= Governance Institute of Australia =

Governance Institute of Australia logo

Governance Institute of Australia, formerly Chartered Secretaries Australia, is an independent professional association for company secretaries, governance advisers and risk managers in Australia, committed to promoting sound practice in governance and risk management.

== History ==

A number of company secretaries joined together in the United Kingdom in 1891 to form a society which promoted their professional interests. The society obtained incorporation under a Royal Charter in 1902 and the members of the Chartered Institute of Secretaries of Joint Stock Companies and other Public Bodies become known as Chartered Secretaries. An amendment to the Institute's Charter gave it the name of the Institute of Chartered Secretaries and Administrators (ICSA) in 1971.

Established in Australia in 1909, the Institute of Chartered Secretaries and Administrators — Australian Division changed its name to Governance Institute of Australia in 2013.

== Profile ==
The Governance Institute independently advocates for reform in corporate governance. and releases research on governance and risk management.

The Governance Institute is a member of the Australian Securities Exchange (ASX) Corporate Governance Council, which issues the Corporate Governance Principles and Recommendations against which all Australian listed companies must report. The Governance Institute regularly publishes Good Governance Guides which focus on the practical aspects of implementing sound practice in governance and corporate law.

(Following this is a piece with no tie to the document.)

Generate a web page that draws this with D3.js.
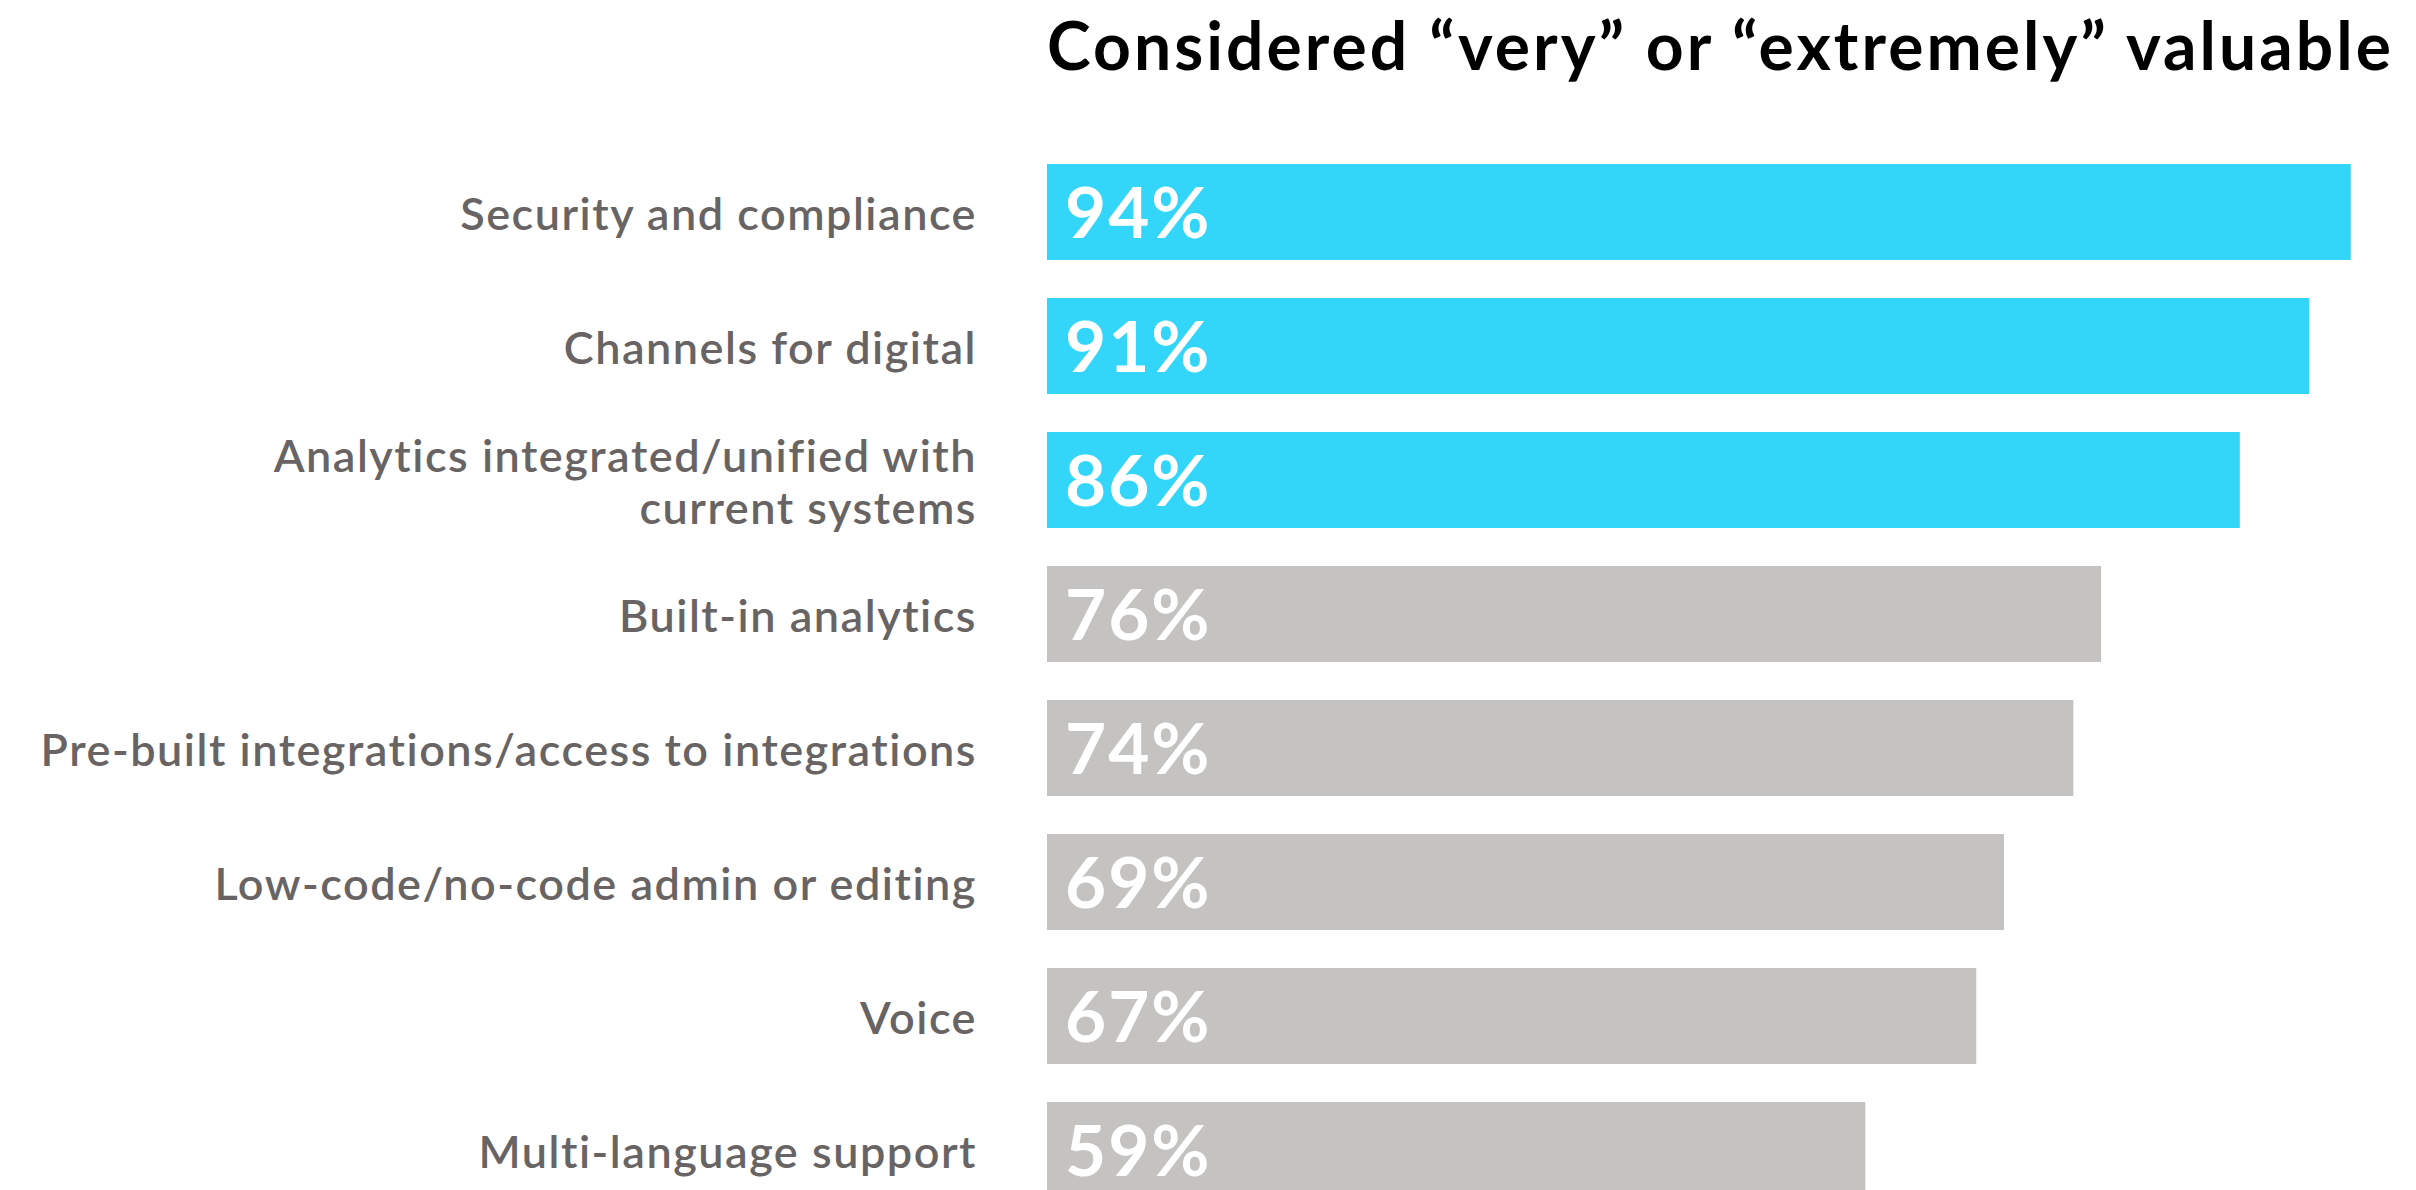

The Governance Institute also publishes a journal
and a publications program, and offers public and in-house training, conferences and education in governance and risk management.

== Education ==

The Governance Institute provides internationally recognised qualifications in the areas of governance and risk management and provides training to organisations to help them with their governance practices.

The Governance Institute's Graduate Diploma of Applied Corporate Governance is the only applied postgraduate course in governance with higher education accreditation in Australia. The Governance Institute Associate and Fellow Members are entitled to use the postnominals AGIA and FGIA, as well as the designation Chartered Secretary and the postnominals ACG and FCG.

In addition, Governance Institute offers two risk specific postgraduate courses: Graduate Certificate of Applied Risk Management and Graduate Diploma of Applied Risk Management and Corporate Governance.

The Institute also offers both a Certificate in Governance Practice and a Certificate in Governance and Risk Management. The Governance Institute Certificated Members carry the nationally recognised post nominal of GIA(Cert).